Texas Gubernatorial Project

Overview of the Experiment

The Texas Gubernatorial Project (TGP) commissioned Evolving Strategies to test the effectiveness of pro-life messages in shifting vote preferences in the Texas gubernatorial election.

ES executed a randomized-controlled experiment using an online survey sample of respondents matched to the Texas voter file the week of September 29th, 2014. 

Our target population was broadly representative of the registered voter population in Texas. We randomly assigned each voter to one of 4 conditions in a true experiment – 3 treatment groups and a control group (details on the experiment can be found in later sections). Just over 2,000 respondents completed the survey experiment, with about 500 in each condition. Hispanic voters comprised over 12 percent of the respondents.

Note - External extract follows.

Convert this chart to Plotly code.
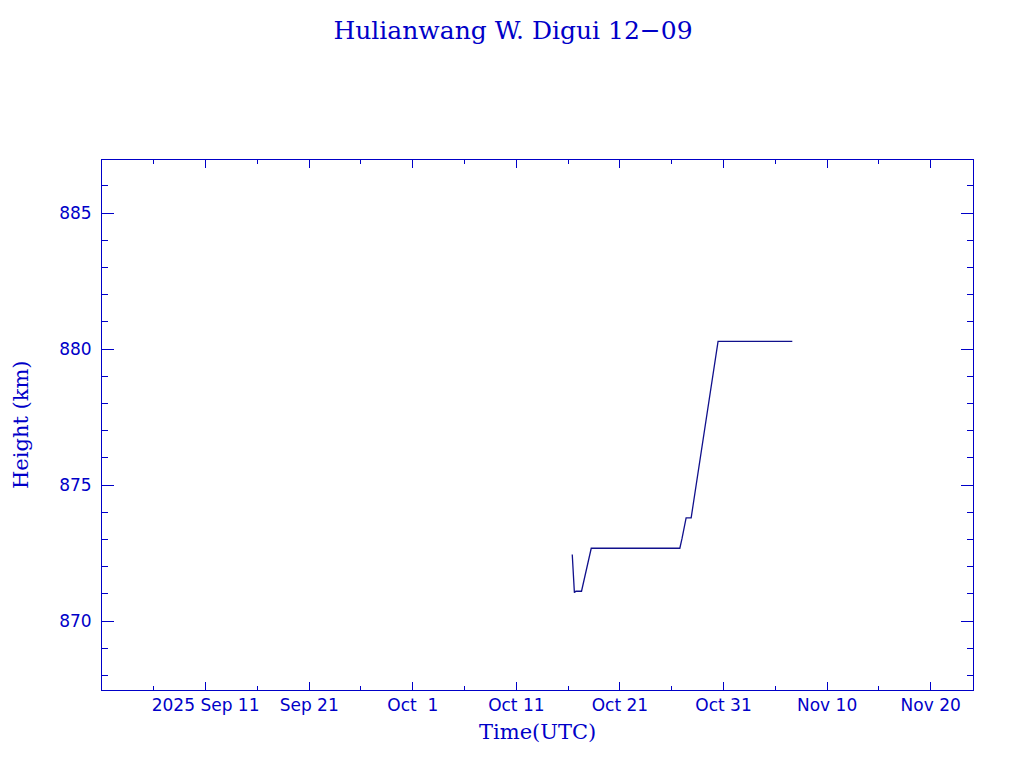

All respondents took the same survey; the only difference between groups was whether the voter was exposed to one of three pro-life radio ads before answering vote preference and other survey questions (treatment groups) or did not view these before the questions (control group). Please see below for the exact wording of the radio ads.

Statistical analyses were then performed to identify significant treatment impacts on vote preference and other outcomes measured in the survey.

(See full report here.)

Use of the Experiment

The data from this experiment was used to model the expected impact of the ads on the vote probabilities for each of the approximately 13 million voters in Texas. 

In other words, it allowed us to identify the best targets for persuasion across all of Texas, based on the impact of the ads on the survey response and their demographic, consumer, and past voting data. We did not model what voters thought of the ads, but rather how the ad was likely to shift their probability of supporting Greg Abbott or Wendy Davis.

We then combined these modeled targeting data with the results of a previous, large scale field experiment using phone messaging to produce the best possible targets for specific messages to be delivered in the final days of the gubernatorial election.

These results were also used to guide the development and deployment of Hispanic-language radio ads on stations across Texas in the final weeks of the election, as well as online ads.

Overview of the Core Findings

The message experiment results indicate pro-life messages that attack the extremism of Wendy Davis have a generally positive impact, although there are significant differences in how voters respond based on gender, ethnicity and age in particular.

  1. Women respond particularly well, while we see significant pockets of backlash from white male respondents.
  2. Hispanic voters overall move significantly and very consistently away from Davis toward Abbott. Hispanic women respond best out of all subgroups analyzed. 
  3. The Standard and Hispanic Babies messages appear to outperform the Not Personal message. 
  4. Younger voters respond very well, the average impact decreasing with age.
  5. Weak Democrats respond best among partisan segments, followed by Weak Republicans and Strong Dems. The impact among Strong Republicans is much diminished, and in the case of male Strong Reps turns negative on average.